1. J'aurais pu mettre ce titre-là, plus sobre. Mais des unes racoleuses de temps en temps, c'est bon pour ma visibilité.

2. Les qualifications de l'auteur du billet sont tout de même un bon point en ce sens.

3. Résultats de 2009 étonnament en baisse par rapport à ceux des années précédentes, ainsi que Moyg l'a justement relevé. On aurait pu croire que, le nombre de pages Wikipédia augmentant constamment, ce pourcentage croîrait mécaniquement en conséquence. Du reste, c'est l'une des explications données au "score" obtenu le mois dernier, comme indiqué par la suite. Ce qui rend d'autant plus étonnant ce "creux" de mai 2009.

4. Faites une expérience toute simple : créez un article puis, un peu plus tard, faites la recherche idoine sur Google.
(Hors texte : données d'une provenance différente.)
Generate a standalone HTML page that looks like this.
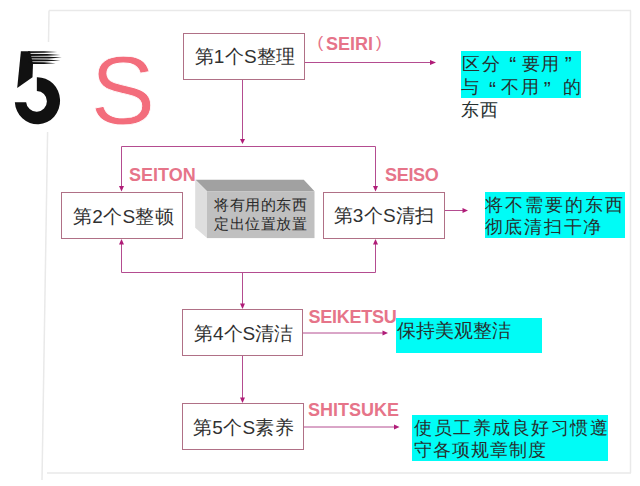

Votre article sera déjà référencé (c'est fait rapidement) et dans les premières positions, sinon la première. Ce qui, en si peu de temps, ne peut pas s'expliquer par le pagerank sur lequel sont censés se baser les algorithmes de recherche. Enfin, il me semble.

5. Bon d'accord, c'est une critique quand même. J'y reviendrai sans doute dans un prochain billet.